Mastodon Tooth Found By Kids In Iowa Creek: 20,000 Year Old Tooth Of Ancient Extinct Mammal

A mastodon tooth was found by four children in Eastern Iowa.

The four friends were exploring a creek near their eastern Iowa home when they  found a mastodon tooth.

The children were building a dam when they found the huge mastodon tooth. It may be up to 20,000 years old.

Mastodons are an ancient species of mammal related to the elephant.

12-year-olds Michael Koch and Brylie Volker, 11-year-old Chase Redfern,  and10-year-old Brynlee Volker were gathering twigs to build the dam when they found the mastodon tooth.

"We were going to build a dam to hold back all the water and we wanted to clear out the rocks," they said.

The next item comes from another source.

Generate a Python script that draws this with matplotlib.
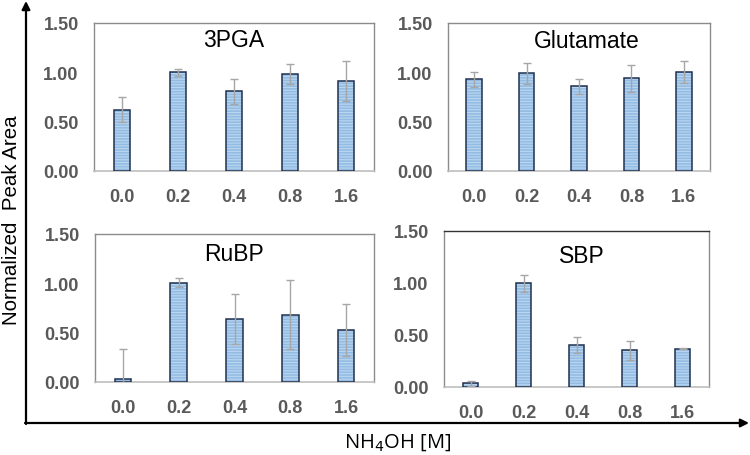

"I saw something flip over so I picked it up and realized it probably wasn't a rock," said Redfern.

The children ran to get an adult when they found the tooth, which they thought was  dinosaur tooth. And, of course, the grown-ups didn't believe them-but the kids were right.

"We ran up by the barn where all the adults were sitting, and we said we found a tooth," said Volker. "They thought it was just like a little mini rock like it wasn't going to be anything, and we came back with this enormous thing. It was pretty cool."

The mastodon tooth might be part of the finding of much larger remains, a scientist said, in part because it was in very good condition.

Katherine McCarville, an associate professor of geosciences at Upper Iowa University thinks the tooth the children found may have belonged to a mastodon 20,000 years ago. She says that most mastodon teeth are found in Siberia.

"It's cool that we found it just like here where we live around here, and it's cool because I got to find it with all my friends," Volker told press.